PPS: Oh, Mos Def gets even more props than Eminem. He’s an old-school rapper who’s still extremely relevant and, his portrayal of Ford Prefect in the Hitchhiker’s movie aside, he’s someone I’d love to sit down and have a drink with.
PPPS: Oh, and Philly’s own Roots, of course.
Relevant Links:
Eminem:
http://youtube.com/watch?v=8OFR4L2tHe4
Mos Def:
http://youtube.com/watch?v=E2FlcRVTuCA
eminem fan here, digital soap, because he's from the D
and i also respect his evolution from nasty rapper to political progressive. “mosh” was so cool. so what if he’s white? white people have every right to become hip hop artists, just as do asian and arab hip hop artists, which one can find now all over the globe. sure, most of that stuff is also “gangsta” crap, but some of it isn’t.
i was just reading about a palestinian hip hop artist the other day…
Re: eminem fan here, digital soap, because he's from the D
I’m not saying that white guys or girls shouldn’t do hiphop, I’m just saying that sometimes, well, he seems REALLY white. Not like Vanilla Ice white, he’s in a category all of his own, but still, like, pretty damned white.
Maybe it helps being a huge hiphop fan to see what I’m talking about, but gangsta rap in this day and age is pretty terrible.
And there are some AWESOME korean and japanese hiphop artists. I don’t think the chinese guys have it down quite yet, but they’re getting there.
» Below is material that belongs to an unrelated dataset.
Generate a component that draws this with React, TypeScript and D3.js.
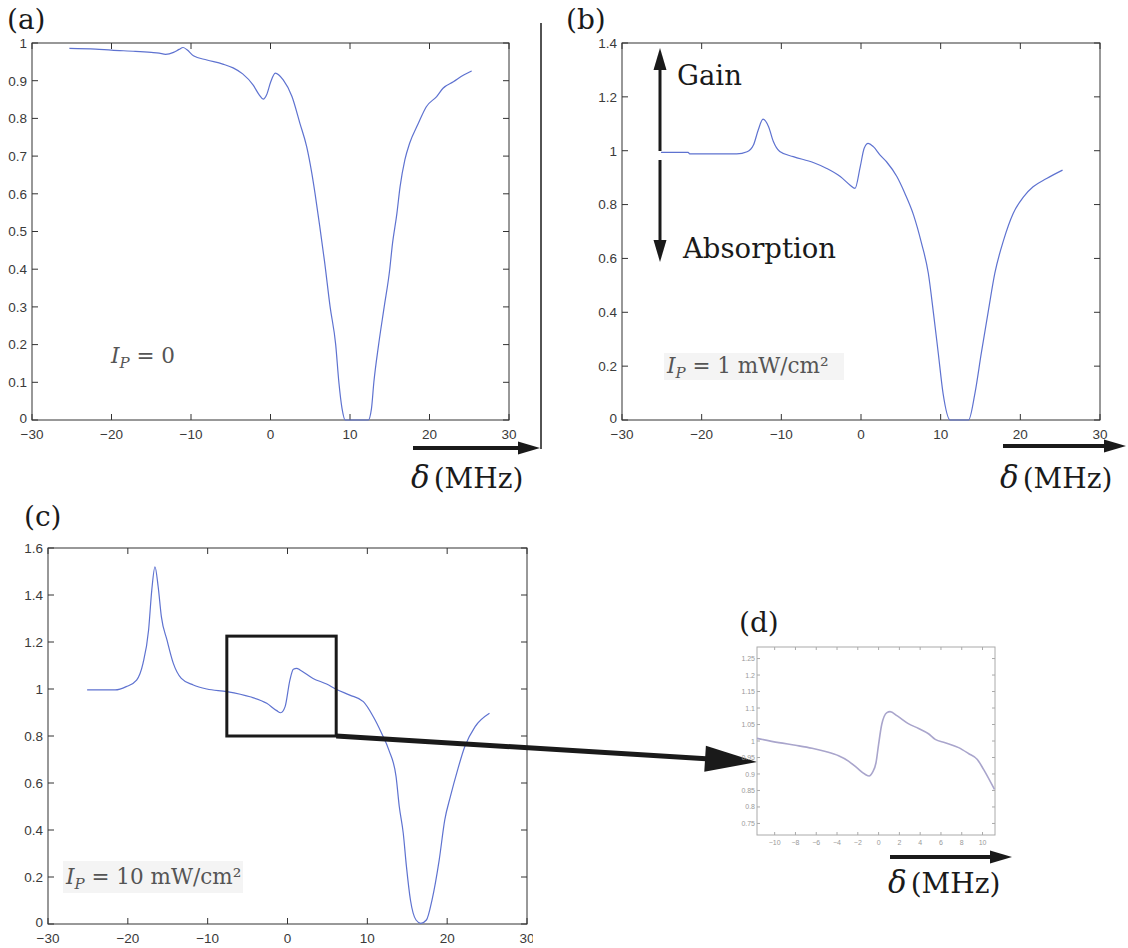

If you know of any good arab artists, drop some knowledge on me, I’m always willing to check out new stuff.
remind me again later, digitalsoap. i did find an
interesting arab hip hop artist. too late to link to him now.
If we're listening, we'll hear...
As Gibson writes in Idoru:
Probably the music we want is out there somewhere already…
No authoritarians were tortured in the writing of this post.